Canada's telcoms regulator gives bloated, throttling incumbent the keys to the kingdom

The CRTC, Canada's telcoms regulator, had handed Bell Canada, the incumbent former state monopoly, a giant, giftwrapped early Christmas present. Bell — whose infrastructure was built with tax-dollars — is required to share its lines with independent ISPs, so that there can be competition in Canada's ISP market. Bell itself provides a distinctly inferior sort of retail ISP service, with secret throttling and filtering ("traffic shaping"), as well as bandwidth caps, making Canada one of the worst places to get network access in the developed world.

But Bell's competitors have responded by competitive offerings that deliver a neutral network — one that gets you the bits you asked for, as quickly as possible.

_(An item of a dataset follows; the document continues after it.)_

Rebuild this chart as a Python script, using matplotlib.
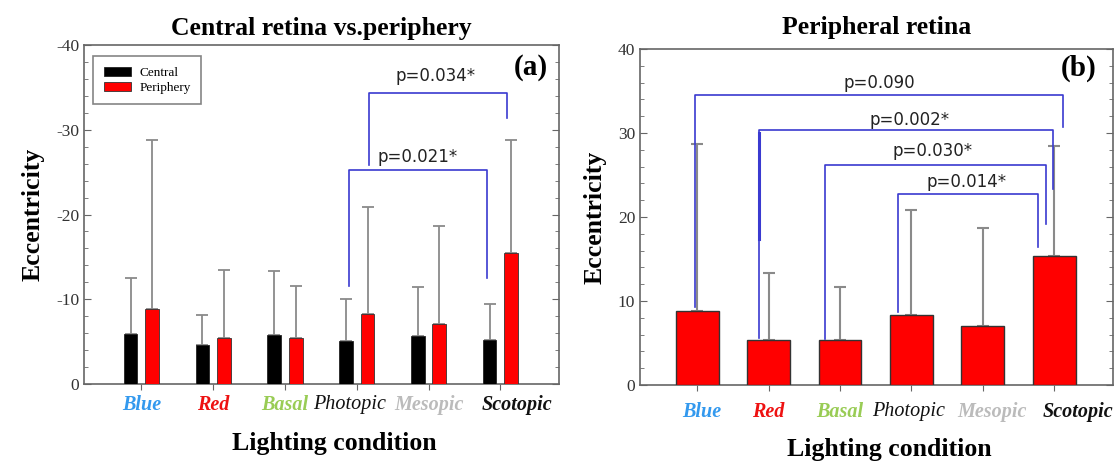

But that's not going to last.

The new CRTC ruling allows Bell to charge the same rates to its resellers that it charges to its retail customers — in other words, a third party ISP will pay the same to buy a line as one of Bell's customers would (meaning that they have to charge more than Bell charges in order to turn a profit). And Bell will be allowed to impose the same network filters and throttling on these ISPs as it subjects its own customers to.

The Globe and Mail has an interview with Rocky Gaudrault, CEO of TekSavvy, one of Canada's best independent ISPs.

What does it mean for end users, TekSavvy customers or other users of competitive Internet Service Providers?

It means you could get charged in the hundreds of dollars for what you currently pay $35 or $40 dollars for. You could have multiples of your current monthly fee when this all comes through.

Anybody using TV over Internet right now is going to be severely affected by this. I mean, it makes anybody trying to do streaming right now a pretty big concern. Do you keep surfing the Internet? Do you watch TV on the Internet? Just how much gaming do you do because some games now require some pretty big bandwidth? There are far-reaching consequences. Between that and speed-matching, if these are removed it pretty much decimates the entire market space.